# Aim of the task
Reproduce the listing below word for word, with no pictures.

# Given data
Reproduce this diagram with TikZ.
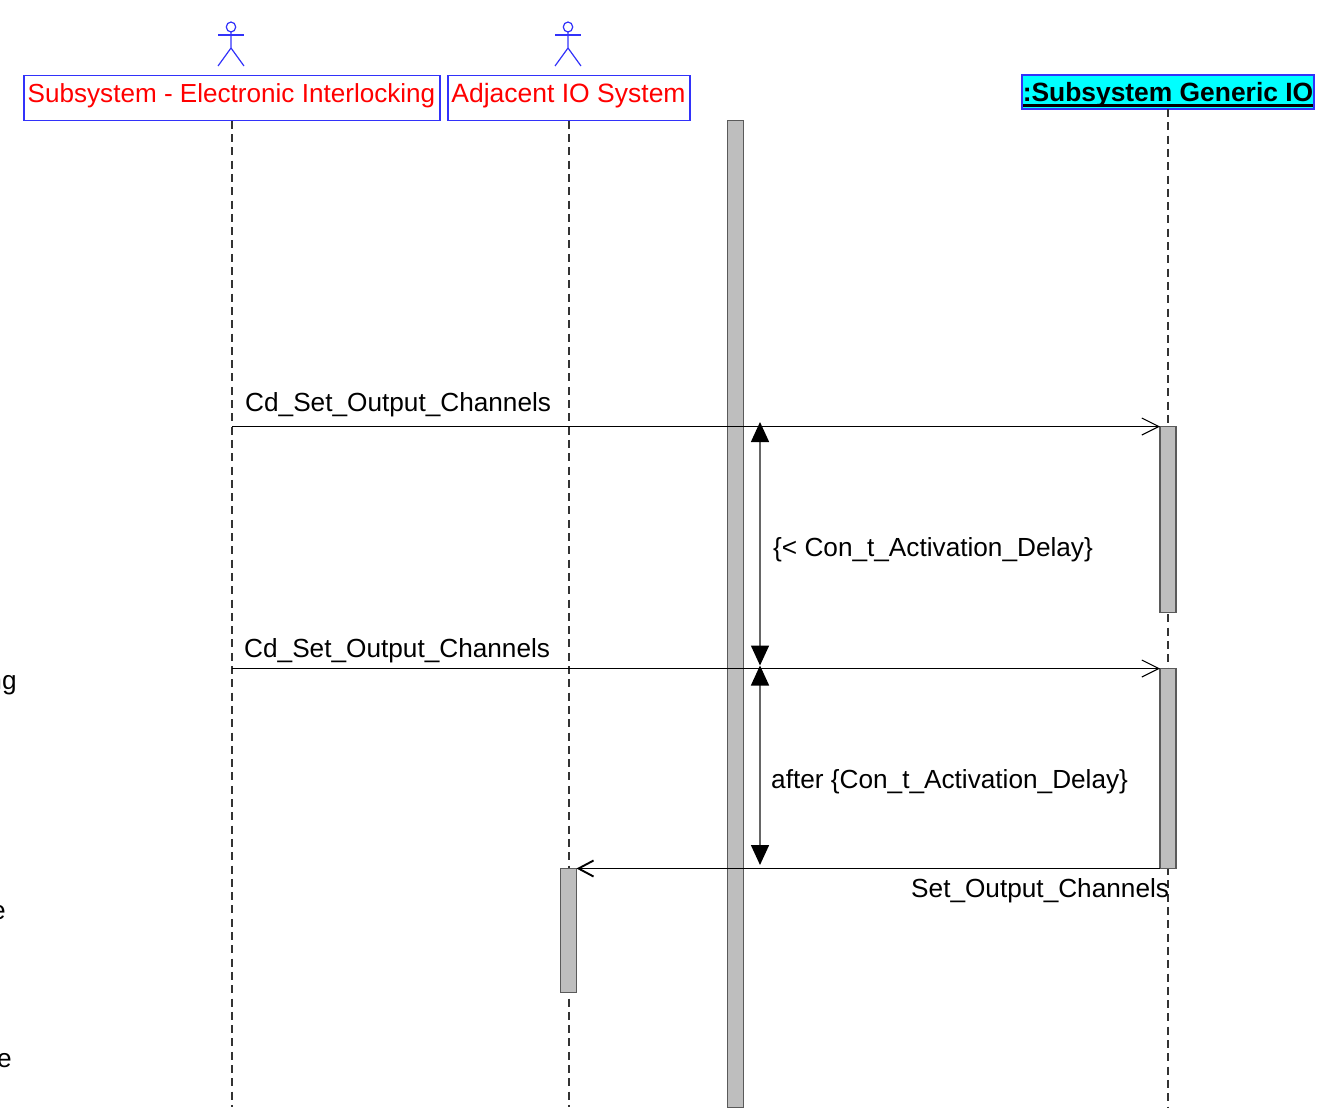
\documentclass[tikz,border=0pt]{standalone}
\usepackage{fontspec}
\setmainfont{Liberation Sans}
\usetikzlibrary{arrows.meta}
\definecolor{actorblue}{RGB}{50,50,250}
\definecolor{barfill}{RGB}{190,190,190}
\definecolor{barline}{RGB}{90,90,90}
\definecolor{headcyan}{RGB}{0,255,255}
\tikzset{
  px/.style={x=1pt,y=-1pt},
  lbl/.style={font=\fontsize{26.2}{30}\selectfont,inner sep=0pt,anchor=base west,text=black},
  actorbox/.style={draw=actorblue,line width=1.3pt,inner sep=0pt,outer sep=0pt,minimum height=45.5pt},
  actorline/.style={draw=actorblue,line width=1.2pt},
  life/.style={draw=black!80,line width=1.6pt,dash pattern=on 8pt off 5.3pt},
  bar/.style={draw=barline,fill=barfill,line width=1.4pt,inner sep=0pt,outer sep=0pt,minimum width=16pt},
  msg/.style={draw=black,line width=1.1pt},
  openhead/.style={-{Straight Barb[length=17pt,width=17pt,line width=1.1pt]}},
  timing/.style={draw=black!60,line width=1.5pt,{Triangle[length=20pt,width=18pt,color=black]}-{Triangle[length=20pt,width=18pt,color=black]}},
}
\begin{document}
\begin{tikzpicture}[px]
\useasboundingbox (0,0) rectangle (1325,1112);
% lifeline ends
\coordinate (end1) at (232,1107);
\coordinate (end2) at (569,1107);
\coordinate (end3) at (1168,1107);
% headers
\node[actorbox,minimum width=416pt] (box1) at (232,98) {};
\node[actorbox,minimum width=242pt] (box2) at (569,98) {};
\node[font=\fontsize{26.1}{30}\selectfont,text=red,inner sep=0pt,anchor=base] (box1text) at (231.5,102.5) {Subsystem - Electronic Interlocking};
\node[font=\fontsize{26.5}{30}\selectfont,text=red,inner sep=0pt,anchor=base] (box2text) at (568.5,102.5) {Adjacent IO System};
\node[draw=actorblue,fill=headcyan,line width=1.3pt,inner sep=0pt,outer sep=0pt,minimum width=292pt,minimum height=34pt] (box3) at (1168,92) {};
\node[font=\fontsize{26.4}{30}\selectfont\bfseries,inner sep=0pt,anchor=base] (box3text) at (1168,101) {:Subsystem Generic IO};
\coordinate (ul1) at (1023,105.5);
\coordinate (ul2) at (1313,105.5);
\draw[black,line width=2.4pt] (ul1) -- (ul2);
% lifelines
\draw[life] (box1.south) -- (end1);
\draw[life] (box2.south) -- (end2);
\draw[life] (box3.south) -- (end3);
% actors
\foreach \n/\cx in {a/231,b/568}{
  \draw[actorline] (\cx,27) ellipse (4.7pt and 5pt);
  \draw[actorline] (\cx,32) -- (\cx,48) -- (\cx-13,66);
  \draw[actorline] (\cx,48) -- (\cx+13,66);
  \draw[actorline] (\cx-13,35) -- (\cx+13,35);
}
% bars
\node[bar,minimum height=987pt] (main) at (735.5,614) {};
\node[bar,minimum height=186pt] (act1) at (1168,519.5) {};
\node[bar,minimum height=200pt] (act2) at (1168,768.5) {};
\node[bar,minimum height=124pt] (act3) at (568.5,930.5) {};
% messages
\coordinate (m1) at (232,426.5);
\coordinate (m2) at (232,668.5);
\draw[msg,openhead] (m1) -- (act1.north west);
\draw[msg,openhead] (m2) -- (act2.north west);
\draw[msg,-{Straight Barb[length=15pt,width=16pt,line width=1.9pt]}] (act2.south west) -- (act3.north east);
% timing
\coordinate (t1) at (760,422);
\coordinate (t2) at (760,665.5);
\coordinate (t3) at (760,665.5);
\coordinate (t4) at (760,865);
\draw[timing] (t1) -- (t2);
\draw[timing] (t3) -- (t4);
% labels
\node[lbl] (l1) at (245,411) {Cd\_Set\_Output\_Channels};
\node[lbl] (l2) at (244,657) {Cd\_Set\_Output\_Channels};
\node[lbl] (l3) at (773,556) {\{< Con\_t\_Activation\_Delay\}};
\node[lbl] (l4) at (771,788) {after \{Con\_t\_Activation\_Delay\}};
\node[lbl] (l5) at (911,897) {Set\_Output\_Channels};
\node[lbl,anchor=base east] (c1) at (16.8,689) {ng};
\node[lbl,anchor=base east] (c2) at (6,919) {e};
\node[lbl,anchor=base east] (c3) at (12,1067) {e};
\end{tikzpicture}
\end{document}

# Result of this exercise
Reproduce this diagram with TikZ.
\documentclass[tikz,border=0pt]{standalone}
\usepackage{fontspec}
\setmainfont{Liberation Sans}
\usetikzlibrary{arrows.meta}
\definecolor{actorblue}{RGB}{50,50,250}
\definecolor{barfill}{RGB}{190,190,190}
\definecolor{barline}{RGB}{90,90,90}
\definecolor{headcyan}{RGB}{0,255,255}
\tikzset{
  px/.style={x=1pt,y=-1pt},
  lbl/.style={font=\fontsize{26.2}{30}\selectfont,inner sep=0pt,anchor=base west,text=black},
  actorbox/.style={draw=actorblue,line width=1.3pt,inner sep=0pt,outer sep=0pt,minimum height=45.5pt},
  actorline/.style={draw=actorblue,line width=1.2pt},
  life/.style={draw=black!80,line width=1.6pt,dash pattern=on 8pt off 5.3pt},
  bar/.style={draw=barline,fill=barfill,line width=1.4pt,inner sep=0pt,outer sep=0pt,minimum width=16pt},
  msg/.style={draw=black,line width=1.1pt},
  openhead/.style={-{Straight Barb[length=17pt,width=17pt,line width=1.1pt]}},
  timing/.style={draw=black!60,line width=1.5pt,{Triangle[length=20pt,width=18pt,color=black]}-{Triangle[length=20pt,width=18pt,color=black]}},
}
\begin{document}
\begin{tikzpicture}[px]
\useasboundingbox (0,0) rectangle (1325,1112);
% lifeline ends
\coordinate (end1) at (232,1107);
\coordinate (end2) at (569,1107);
\coordinate (end3) at (1168,1107);
% headers
\node[actorbox,minimum width=416pt] (box1) at (232,98) {};
\node[actorbox,minimum width=242pt] (box2) at (569,98) {};
\node[font=\fontsize{26.1}{30}\selectfont,text=red,inner sep=0pt,anchor=base] (box1text) at (231.5,102.5) {Subsystem - Electronic Interlocking};
\node[font=\fontsize{26.5}{30}\selectfont,text=red,inner sep=0pt,anchor=base] (box2text) at (568.5,102.5) {Adjacent IO System};
\node[draw=actorblue,fill=headcyan,line width=1.3pt,inner sep=0pt,outer sep=0pt,minimum width=292pt,minimum height=34pt] (box3) at (1168,92) {};
\node[font=\fontsize{26.4}{30}\selectfont\bfseries,inner sep=0pt,anchor=base] (box3text) at (1168,101) {:Subsystem Generic IO};
\coordinate (ul1) at (1023,105.5);
\coordinate (ul2) at (1313,105.5);
\draw[black,line width=2.4pt] (ul1) -- (ul2);
% lifelines
\draw[life] (box1.south) -- (end1);
\draw[life] (box2.south) -- (end2);
\draw[life] (box3.south) -- (end3);
% actors
\foreach \n/\cx in {a/231,b/568}{
  \draw[actorline] (\cx,27) ellipse (4.7pt and 5pt);
  \draw[actorline] (\cx,32) -- (\cx,48) -- (\cx-13,66);
  \draw[actorline] (\cx,48) -- (\cx+13,66);
  \draw[actorline] (\cx-13,35) -- (\cx+13,35);
}
% bars
\node[bar,minimum height=987pt] (main) at (735.5,614) {};
\node[bar,minimum height=186pt] (act1) at (1168,519.5) {};
\node[bar,minimum height=200pt] (act2) at (1168,768.5) {};
\node[bar,minimum height=124pt] (act3) at (568.5,930.5) {};
% messages
\coordinate (m1) at (232,426.5);
\coordinate (m2) at (232,668.5);
\draw[msg,openhead] (m1) -- (act1.north west);
\draw[msg,openhead] (m2) -- (act2.north west);
\draw[msg,-{Straight Barb[length=15pt,width=16pt,line width=1.9pt]}] (act2.south west) -- (act3.north east);
% timing
\coordinate (t1) at (760,422);
\coordinate (t2) at (760,665.5);
\coordinate (t3) at (760,665.5);
\coordinate (t4) at (760,865);
\draw[timing] (t1) -- (t2);
\draw[timing] (t3) -- (t4);
% labels
\node[lbl] (l1) at (245,411) {Cd\_Set\_Output\_Channels};
\node[lbl] (l2) at (244,657) {Cd\_Set\_Output\_Channels};
\node[lbl] (l3) at (773,556) {\{< Con\_t\_Activation\_Delay\}};
\node[lbl] (l4) at (771,788) {after \{Con\_t\_Activation\_Delay\}};
\node[lbl] (l5) at (911,897) {Set\_Output\_Channels};
\node[lbl,anchor=base east] (c1) at (16.8,689) {ng};
\node[lbl,anchor=base east] (c2) at (6,919) {e};
\node[lbl,anchor=base east] (c3) at (12,1067) {e};
\end{tikzpicture}
\end{document}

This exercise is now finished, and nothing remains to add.